Recusal denied in Black Lives Matter case
A judge has denied a motion to recuse the San Joaquin District Attorney’s Office from prosecuting eight defendants believed to be Black Lives Matter activists.
On Monday, San Joaquin Superior Court Judge Michael Mulhihill ruled that defense attorneys failed to establish sufficient facts to warrant an evidentiary hearing, according to Deputy DA Robert Himelblau.
The motion to recuse was based on unsubstantiated claims and opinions, Himelblau wrote in an email.
“The allegations and conclusions made by the defendants’ motion are false and there is no form of race-based selective prosecution in the policies of the District Attorney’s Office that govern who, when, why and how to prosecute criminal defendants,” Himelblau wrote, adding that “the defendants’ motion was so factually deficient that a prima facie case could not be made to even get to the next step of the motion, that is, an evidentiary hearing.”
Yolanda Huang, an attorney representing the defendants, said that Mulhihill ruled to deny the motion on the grounds that a motion to compel discovery must be filed first and set a hearing date for Aug. 14.
Huang filed the initial motion on May 23, on the grounds that a skit performed during the District Attorney’s 2016 Halloween party indicated an office-wide racial bias.
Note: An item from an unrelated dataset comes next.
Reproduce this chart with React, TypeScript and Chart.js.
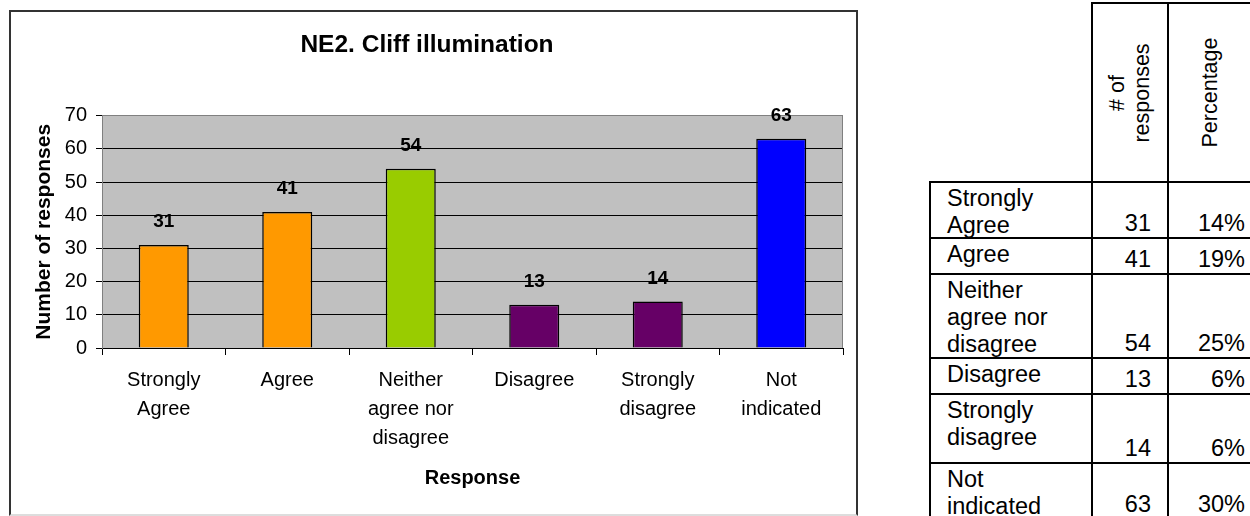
import React, { useEffect, useRef } from "react";
import { Chart, registerables } from "chart.js";

Chart.register(...registerables);

// ---- data ----
const categories: string[][] = [
  ["Strongly", "Agree"],
  ["Agree"],
  ["Neither", "agree nor", "disagree"],
  ["Disagree"],
  ["Strongly", "disagree"],
  ["Not", "indicated"],
];
const responses: number[] = [31, 41, 54, 13, 14, 63];
const percentages: string[] = ["14%", "19%", "25%", "6%", "6%", "30%"];
const barColors: string[] = ["#FF9900", "#FF9900", "#99CC00", "#660066", "#660066", "#0000FF"];
const chartTitle = "NE2. Cliff illumination";
const xTitle = "Response";
const yTitle = "Number of responses";
const yMin = 0;
const yMax = 70;
const yStep = 10;
const tableHeaders: string[][] = [["# of", "responses"], ["Percentage"]];

const FONT = '"Liberation Sans", Arial, Helvetica, sans-serif';

// ---- table layout (page px) ----
const colX = [930, 1092, 1168, 1254];
const rowY = [182, 238, 274, 358, 394, 463, 519];
const headerTop = 3;

const plotFrame = {
  id: "plotFrame",
  beforeDraw(chart: any) {
    const { ctx, chartArea } = chart;
    const { left, top, right, bottom } = chartArea;
    ctx.save();
    ctx.fillStyle = "#C0C0C0";
    ctx.fillRect(left, top, right - left, bottom - top);
    ctx.restore();
  },
  beforeDatasetsDraw(chart: any) {
    const { ctx, chartArea } = chart;
    const { top, right, bottom } = chartArea;
    ctx.save();
    ctx.strokeStyle = "#808080";
    ctx.lineWidth = 1;
    ctx.beginPath();
    ctx.moveTo(Math.round(right) - 0.5, top);
    ctx.lineTo(Math.round(right) - 0.5, bottom);
    ctx.stroke();
    ctx.restore();
  },
};

const valueLabels = {
  id: "valueLabels",
  afterDatasetsDraw(chart: any) {
    const { ctx } = chart;
    const meta = chart.getDatasetMeta(0);
    const data = chart.data.datasets[0].data;
    ctx.save();
    ctx.font = `bold 19px ${FONT}`;
    ctx.fillStyle = "#000";
    ctx.textAlign = "center";
    ctx.textBaseline = "middle";
    meta.data.forEach((el: any, i: number) => {
      ctx.fillText(String(data[i]), el.x, el.y - 23);
    });
    ctx.restore();
  },
};

function BarChart() {
  const ref = useRef<HTMLCanvasElement | null>(null);
  useEffect(() => {
    if (!ref.current) return;
    const chart = new Chart(ref.current, {
      type: "bar",
      data: {
        labels: categories,
        datasets: [
          {
            data: responses,
            backgroundColor: barColors,
            borderColor: "#000",
            borderWidth: 1.5,
            barPercentage: 0.405,
            categoryPercentage: 1,
          },
        ],
      },
      options: {
        responsive: false,
        animation: false,
        devicePixelRatio: 1,
        layout: { padding: { left: 0, right: 13, top: 0, bottom: 0 } },
        plugins: {
          legend: { display: false },
          tooltip: { enabled: false },
          title: {
            display: true,
            text: chartTitle,
            color: "#000",
            font: { family: FONT, size: 24.5, weight: "bold", lineHeight: 1.25 },
            padding: { top: 18, bottom: 55 },
          },
        },
        scales: {
          x: {
            grid: {
              display: true,
              drawOnChartArea: false,
              drawTicks: true,
              tickLength: 7,
              tickColor: "#000",
              offset: true,
            },
            border: { display: true, color: "#000", width: 1 },
            ticks: {
              color: "#000",
              font: { family: FONT, size: 20, lineHeight: 1.45 },
              padding: 11,
              maxRotation: 0,
              autoSkip: false,
            },
            title: {
              display: true,
              text: xTitle,
              color: "#000",
              font: { family: FONT, size: 20, weight: "bold", lineHeight: 1.2 },
              padding: { top: 0, bottom: 24 },
            },
            afterFit: (s: any) => {
              s.height = 166;
            },
          },
          y: {
            min: yMin,
            max: yMax,
            ticks: {
              stepSize: yStep,
              color: "#000",
              font: { family: FONT, size: 20 },
              padding: 9,
            },
            grid: {
              color: (c: any) => (c.tick && c.tick.value === yMax ? "#808080" : "#000"),
              tickColor: "#000",
              tickLength: 6,
              lineWidth: 1,
            },
            border: { display: true, color: "#808080", width: 1 },
            title: {
              display: true,
              text: yTitle,
              color: "#000",
              font: { family: FONT, size: 21, weight: "bold", lineHeight: 1.2 },
              padding: { top: 21, bottom: 0 },
            },
            afterFit: (s: any) => {
              s.width = 91;
            },
          },
        },
      },
      plugins: [plotFrame, valueLabels],
    } as any);
    return () => chart.destroy();
  }, []);
  return (
    <div
      style={{
        position: "absolute",
        left: 9,
        top: 10,
        width: 849,
        height: 506,
        boxSizing: "border-box",
        borderLeft: "2px solid #333",
        borderTop: "2px solid #333",
        borderRight: "2px solid #333",
        borderBottom: "2px solid #ddd",
        background: "#fff",
      }}
    >
      <canvas ref={ref} width={845} height={502} style={{ display: "block", width: 845, height: 502 }} />
    </div>
  );
}

function cellBox(x0: number, x1: number, y0: number, y1: number): React.CSSProperties {
  return {
    position: "absolute",
    left: x0 - 1,
    top: y0 - 1,
    width: x1 - x0 + 2,
    height: y1 - y0 + 2,
    boxSizing: "border-box",
    border: "2px solid #000",
  };
}

function DataTable() {
  const textStyle: React.CSSProperties = {
    fontFamily: FONT,
    fontSize: 23.5,
    lineHeight: "27px",
    color: "#000",
  };
  const cells: React.ReactNode[] = [];
  tableHeaders.forEach((lines, j) => {
    cells.push(
      <div
        key={`h${j}`}
        style={{
          ...cellBox(colX[j + 1], colX[j + 2], headerTop, rowY[0]),
          display: "flex",
          alignItems: "center",
          justifyContent: "center",
        }}
      >
        <div
          style={{
            ...textStyle,
            fontSize: 21.5,
            lineHeight: "25px",
            transform: "rotate(-90deg)",
            whiteSpace: "nowrap",
            textAlign: "center",
          }}
        >
          {lines.map((l, k) => (
            <div key={k}>{l}</div>
          ))}
        </div>
      </div>
    );
  });
  categories.forEach((lines, i) => {
    const y0 = rowY[i];
    const y1 = rowY[i + 1];
    cells.push(
      <div key={`l${i}`} style={{ ...cellBox(colX[0], colX[1], y0, y1), ...textStyle, paddingLeft: 16, paddingTop: 2 }}>
        {lines.map((l, k) => (
          <div key={k} style={{ whiteSpace: "nowrap" }}>{l}</div>
        ))}
      </div>
    );
    cells.push(
      <div
        key={`n${i}`}
        style={{
          ...cellBox(colX[1], colX[2], y0, y1),
          ...textStyle,
          display: "flex",
          alignItems: "flex-end",
          justifyContent: "flex-end",
          paddingRight: 16,
        }}
      >
        <span>{responses[i]}</span>
      </div>
    );
    cells.push(
      <div
        key={`p${i}`}
        style={{
          ...cellBox(colX[2], colX[3], y0, y1),
          ...textStyle,
          display: "flex",
          alignItems: "flex-end",
          justifyContent: "flex-end",
          paddingRight: 8,
        }}
      >
        <span>{percentages[i]}</span>
      </div>
    );
  });
  return <>{cells}</>;
}

export default function App() {
  return (
    <div
      style={{
        position: "fixed",
        left: 0,
        top: 0,
        width: 1250,
        height: 516,
        overflow: "hidden",
        background: "#fff",
      }}
    >
      <BarChart />
      <DataTable />
    </div>
  );
}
Leaked photos from the party show a deputy district attorney snorting white powder, imitating cocaine use, while dressed as Snow White.
Other DA employees are shown in one of the photos dressed as the Seven Dwarves wearing black and white prison stripes, with at least one holding a sign that reads “Dwarf Lives Matter.”
This skit occurred a few months after several BLM protestors were arrested in Stockton, and Huang and her clients claim that the behavior is symptomatic of institutional racial bias in the DA’s office.
“The DA is supposed to be neutral, since they represent ‘The People,’ and that includes everyone, even the protestors arrested last year. Since the DA is now representing itself ... the DA now has, at a minimum, a conflict of interest,” said Huang in an email.
The DA’s opposition to the motion explained that, when deciding whether or not to proceed with the motion to recuse, the Attorney General’s Office first had to determine whether a conflict of interest existed, and if that conflict was severe enough to prevent the DA from acting with impartiality.
“There is simply no credible evidence of a conflict between this Office and Defendants ... Defendant’s Motion to Recuse simply makes bare-boned allegations ... to create a conflict where none exists. Without Defendants unsubstantiated claims and conclusions, there is no independent evidence of a debilitating conflict.”
In his email, Himelblau expressed confidence that the Attorney General will not recuse the DA’s office, even if the motion to compel discovery yields enough evidence to proceed with Huang’s original motion, adding that the actions of a few employees did not provide sufficient evidence of an office-wide racial bias, even though he claimed to understand how the skit could be offensive to some people.
“Despite the claim of these defense attorneys, there is no form of race-based selective prosecution in the policies of the District Attorney’s Office that govern who, when, why and how to prosecute criminal defendants,” Himelblau wrote.
Additionally, the DA’s office obtained a protective order preventing the disclosure of any information found in the discovery, according to Huang. Huang and her clients plan to ask for more discovery during the next hearing on Aug. 14, as well as requesting that the protective order be modified.